-- Begin COLLECTED DATA --

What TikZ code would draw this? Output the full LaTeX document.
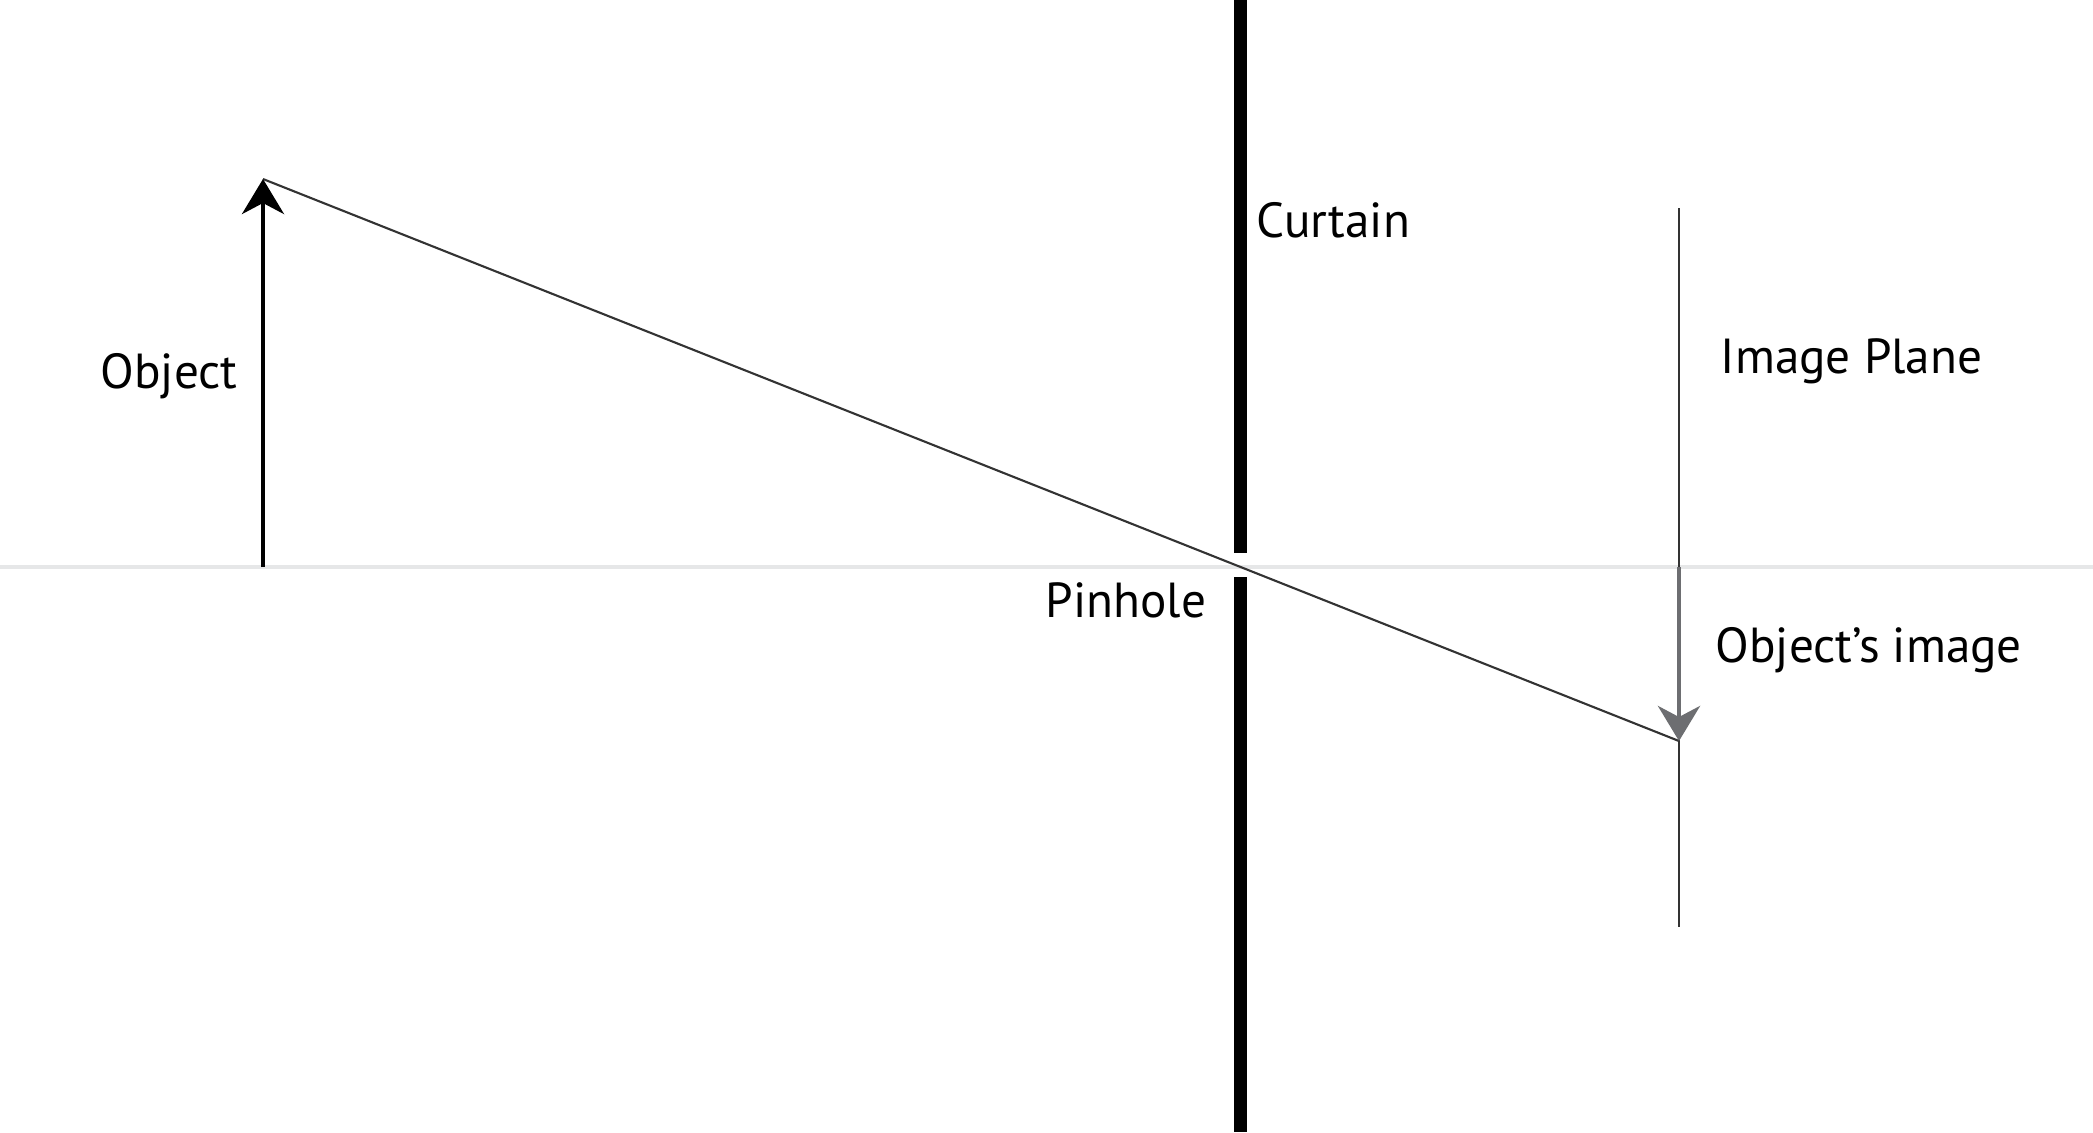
\documentclass[tikz,border=0pt]{standalone}
\usepackage{fontspec}
\setmainfont{PT Sans}
\usepackage{xcolor}
\usetikzlibrary{arrows.meta}

\definecolor{axisgray}{HTML}{E6E7E8}
\definecolor{raygray}{HTML}{333333}
\definecolor{imagegray}{HTML}{6D6E71}

\begin{document}
\begin{tikzpicture}[
    x=0.01cm, y=-0.01cm,
    label/.style={
        inner sep=0pt,
        anchor=base west,
        font=\fontsize{14pt}{16pt}\selectfont
    },
    axis/.style={draw=axisgray, line width=1.1pt},
    curtain/.style={draw=black, line width=3.7pt},
    plane/.style={draw=raygray, line width=0.55pt},
    ray/.style={draw=raygray, line width=0.6pt},
    tip/.style={-{Stealth[length=3.5mm, width=4.2mm, inset=1.1mm]}}
]
    \useasboundingbox (0,0) rectangle (2093,1132);

    % 1. Points of the set-up
    \coordinate (axisL) at (0,567);
    \coordinate (axisR) at (2093,567);
    \coordinate (objbase) at (263,567);
    \coordinate (objtop) at (263,179);
    \coordinate (curtaintop) at (1240,0);
    \coordinate (gapup) at (1240,553);
    \coordinate (gapdown) at (1240,577);
    \coordinate (curtainbot) at (1240,1132);
    \coordinate (planetop) at (1679,208);
    \coordinate (planebot) at (1679,927);
    \coordinate (imgbase) at (1679,567);
    \coordinate (imgtip) at (1679,741);

    % 2. Optical axis
    \draw[axis] (axisL) -- (axisR);

    % 3. Curtain with the pinhole gap
    \draw[curtain] (curtaintop) -- (gapup);
    \draw[curtain] (gapdown) -- (curtainbot);

    % 4. Image plane
    \draw[plane] (planetop) -- (planebot);

    % 5. Ray through the pinhole
    \draw[ray] (objtop) -- (imgtip);

    % 6. Object and its image
    \draw[tip, line width=1.15pt, black] (objbase) -- (objtop);
    \draw[tip, line width=1.35pt, imagegray] (imgbase) -- (imgtip);

    % Labels
    \node (curtainlbl) [label] at (1256,237) {Curtain};
    \node (planelbl) [label] at (1720,373) {Image Plane};
    \node (pinholelbl) [label] at (1045,617) {Pinhole};
    \node (imagelbl) [label] at (1715,662) {Object’s image};
    \node (objectlbl) [label] at (100,388) {Object};

\end{tikzpicture}
\end{document}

-- End COLLECTED DATA --

## [WHAT THIS TASK INVOLVES]
Gather all lines where the word "draw" appears.

## [SOLUTION TO THIS TASK]
What TikZ code would draw this? Output the full LaTeX document.
    axis/.style={draw=axisgray, line width=1.1pt},
    curtain/.style={draw=black, line width=3.7pt},
    plane/.style={draw=raygray, line width=0.55pt},
    ray/.style={draw=raygray, line width=0.6pt},
    \draw[axis] (axisL) -- (axisR);
    \draw[curtain] (curtaintop) -- (gapup);
    \draw[curtain] (gapdown) -- (curtainbot);
    \draw[plane] (planetop) -- (planebot);
    \draw[ray] (objtop) -- (imgtip);
    \draw[tip, line width=1.15pt, black] (objbase) -- (objtop);
    \draw[tip, line width=1.35pt, imagegray] (imgbase) -- (imgtip);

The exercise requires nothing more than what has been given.